De son côté, Electrabel s'étonne de cette interprétation et confirme avoir transféré à Engie sa participation dans Electrabel France qui détient des parts dans la Société Hydro-électrique du Midi (SHEM) et la Compagnie Nationale du Rhône (CNR). "L'objectif de cette remontée d'actifs français au sein du groupe est de gérer ces activités de production d'électricité renouvelable (hydroélectrique, éolien et solaire) de façon plus cohérente.

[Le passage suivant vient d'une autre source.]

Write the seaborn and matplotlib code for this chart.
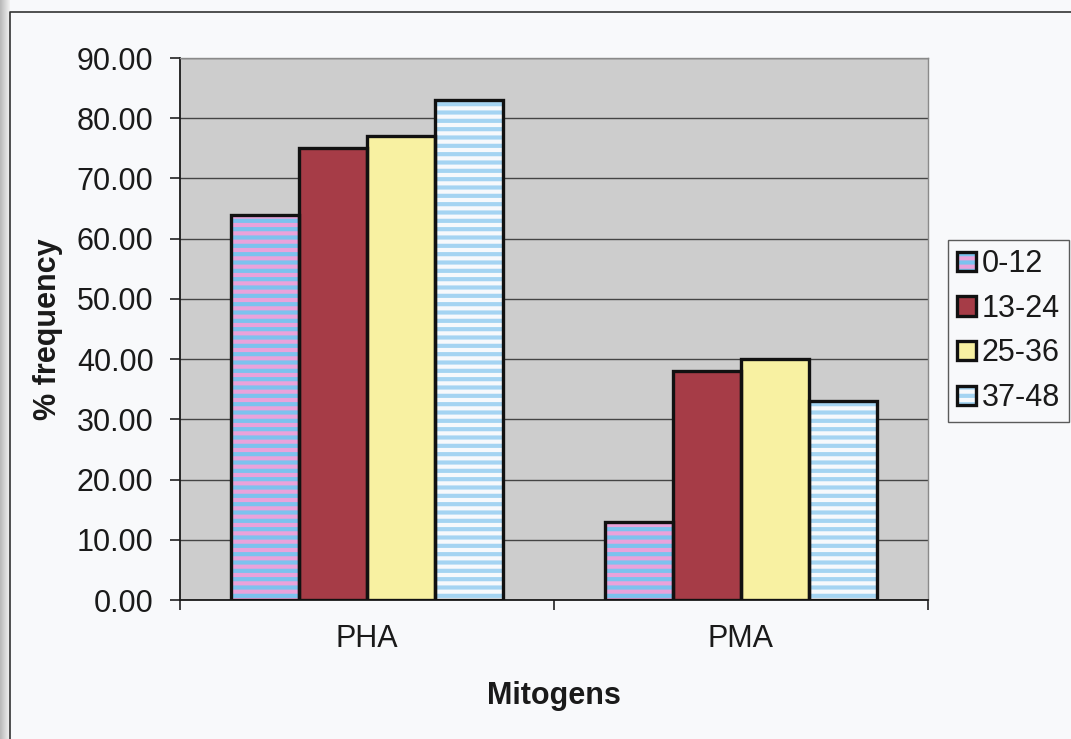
import matplotlib
matplotlib.use("Agg")
import matplotlib.pyplot as plt
from matplotlib.patches import Rectangle
from matplotlib.lines import Line2D
from matplotlib.ticker import FixedLocator, FormatStrFormatter
import numpy as np
import pandas as pd
import seaborn as sns

# Data
mitogens = ["PHA", "PMA"]
age_groups = ["0-12", "13-24", "25-36", "37-48"]
pha_values = [64, 75, 77, 83]
pma_values = [13, 38, 40, 33]
y_ticks = [0, 10, 20, 30, 40, 50, 60, 70, 80, 90]

rows = []
for group, pha, pma in zip(age_groups, pha_values, pma_values):
    rows.append({"Mitogens": "PHA", "Age": group, "freq": pha})
    rows.append({"Mitogens": "PMA", "Age": group, "freq": pma})
df = pd.DataFrame(rows)

# Fill styles per age group: (face colour, stripe colour, hatch)
styles = {
    "0-12": ("#eaa2da", "#7cc2ee", "--"),
    "13-24": ("#a63c47", "#a63c47", ""),
    "25-36": ("#f8f1a2", "#f8f1a2", ""),
    "37-48": ("#f6f9fc", "#a4d4f2", "--"),
}

sns.set_style("white")
plt.rcParams["font.family"] = ["Liberation Sans", "DejaVu Sans"]
plt.rcParams["hatch.linewidth"] = 3.0
FS = 22

fig = plt.figure(figsize=(10.71, 7.39), dpi=100, facecolor="#f8f9fb")

# Scanned page edge shading on the left
edge_ax = fig.add_axes([0, 0, 10 / 1071, 1])
edge_ax.imshow(np.linspace(0.72, 0.95, 32).reshape(1, -1), cmap="gray",
               vmin=0, vmax=1, aspect="auto", extent=[0, 1, 0, 1])
edge_ax.axis("off")

# Outer chart frame
fig.add_artist(Line2D([10 / 1071, 10 / 1071, 1], [0, 1 - 12 / 739, 1 - 12 / 739],
                      transform=fig.transFigure, color="#333333", lw=1.2))

ax = fig.add_axes([180 / 1071, 1 - 600 / 739, 748 / 1071, 542 / 739])
ax.set_facecolor("#cdcdcd")

palette = {g: styles[g][0] for g in age_groups}
sns.barplot(data=df, x="Mitogens", y="freq", hue="Age", order=mitogens,
            hue_order=age_groups, palette=palette, width=0.725, saturation=1,
            legend=False, ax=ax, zorder=3)

for group, container in zip(age_groups, ax.containers):
    fc, hc, hatch = styles[group]
    for bar in container:
        bar.set_facecolor(fc)
        bar.set_edgecolor(hc)
        bar.set_hatch(hatch)
        bar.set_linewidth(0)
        ax.add_patch(Rectangle(bar.get_xy(), bar.get_width(), bar.get_height(),
                               fill=False, edgecolor="#111111", lw=2.4, zorder=4))

ax.set_xlim(-0.5, 1.5)
ax.set_ylim(0, 90)
ax.set_axisbelow(True)
ax.yaxis.grid(True, color="#444444", lw=1.0)
ax.xaxis.grid(False)

ax.yaxis.set_major_locator(FixedLocator(y_ticks))
ax.yaxis.set_major_formatter(FormatStrFormatter("%.2f"))
ax.tick_params(axis="y", which="major", direction="out", length=7, width=1.2,
               color="#222222", labelsize=FS, pad=12, labelcolor="#1a1a1a", left=True)

# Category boundary ticks on the x axis, labels centred between them
ax.set_xticks([-0.5, 0.5, 1.5])
ax.set_xticklabels(["", "", ""])
ax.set_xticks([0, 1], minor=True)
ax.set_xticklabels(mitogens, minor=True)
ax.tick_params(axis="x", which="major", direction="out", length=7, width=1.2,
               color="#222222", bottom=True)
ax.tick_params(axis="x", which="minor", length=0, labelsize=FS, pad=17,
               labelcolor="#1a1a1a")

for side in ["left", "bottom"]:
    ax.spines[side].set_color("#1a1a1a")
    ax.spines[side].set_linewidth(1.3)
for side in ["top", "right"]:
    ax.spines[side].set_color("#8a8a8a")
    ax.spines[side].set_linewidth(1.0)

ax.set_xlabel("Mitogens", fontsize=FS, fontweight="bold", labelpad=20, color="#1a1a1a")
ax.set_ylabel("% frequency", fontsize=FS, fontweight="bold", labelpad=10, color="#1a1a1a")

# Legend with hatched swatches and black outlines
handles = []
for group in age_groups:
    fc, hc, hatch = styles[group]
    fill = Rectangle((0, 0), 1, 1, facecolor=fc, edgecolor=hc, hatch=hatch, lw=0)
    outline = Rectangle((0, 0), 1, 1, fill=False, edgecolor="#111111", lw=2.4)
    handles.append((fill, outline))
leg = fig.legend(handles, age_groups, loc="upper left",
                 bbox_to_anchor=(948 / 1071, 1 - 240 / 739), borderaxespad=0,
                 fontsize=FS, frameon=True, fancybox=False, handlelength=0.6,
                 handleheight=0.6, handletextpad=0.2, labelspacing=0.48,
                 borderpad=0.3)
leg.get_frame().set_edgecolor("#333333")
leg.get_frame().set_linewidth(1.0)
leg.get_frame().set_facecolor("#f8f9fb")
for t in leg.get_texts():
    t.set_color("#1a1a1a")

fig.savefig("out.png", dpi=100, facecolor=fig.get_facecolor())
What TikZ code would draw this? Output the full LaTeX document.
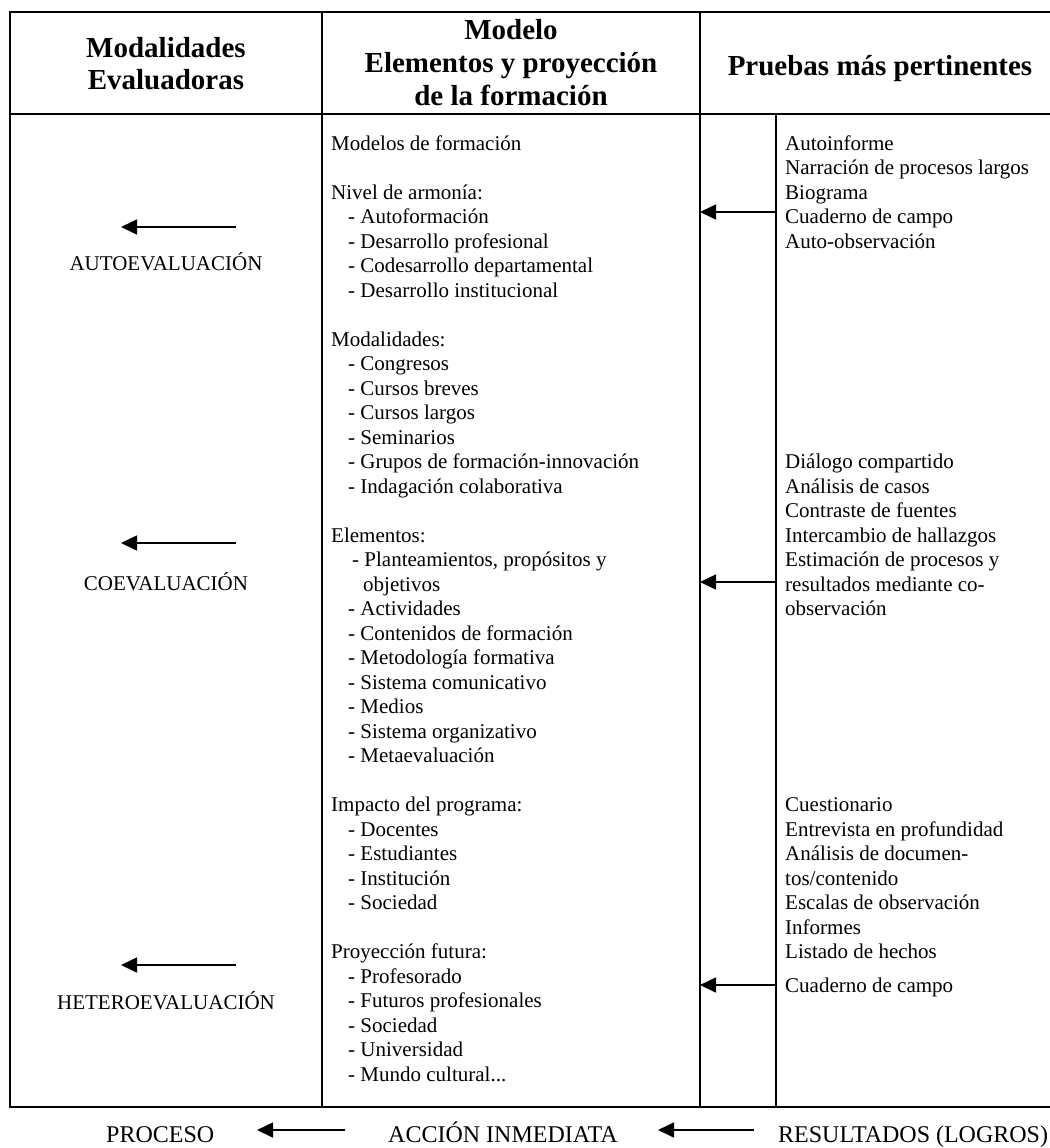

L'opération se fait à un moment important pour le groupe Engie puisque les concessions de la SHEM et CNR doivent être renouvelées", explique Electrabel.

"S'agissant de la distribution de dividende en nature (100% des titres Electrabel France, NDLR), il ne s'agit nullement 'd'organiser l'insolvabilité' d'Electrabel dont les capitaux propres sont valorisés à plus de 32 milliards d'euros dans les livres d'Engie SA à fin 2017", poursuit la société.

Le groupe Engie rappelle par ailleurs être actif sous différentes formes depuis plus de 100 ans en Belgique, être "un de plus grands employeurs privés du pays", être "un gros contributeur aux finances publiques" et avoir "toujours assumé ses responsabilités."

"Electrabel remplira naturellement toutes ses obligations de couverture des coûts de démantèlement et de gestion de l'aval de cycle nucléaire", conclut le groupe, non sans rappeler "que ces obligations sont régies par la loi d'avril 2003 sur les provisions constituées pour le démantèlement des centrales nucléaires et pour la gestion des matières fissiles irradiées dans ses centrales, dont le montant est contrôlé par la Commission des provisions nucléaires."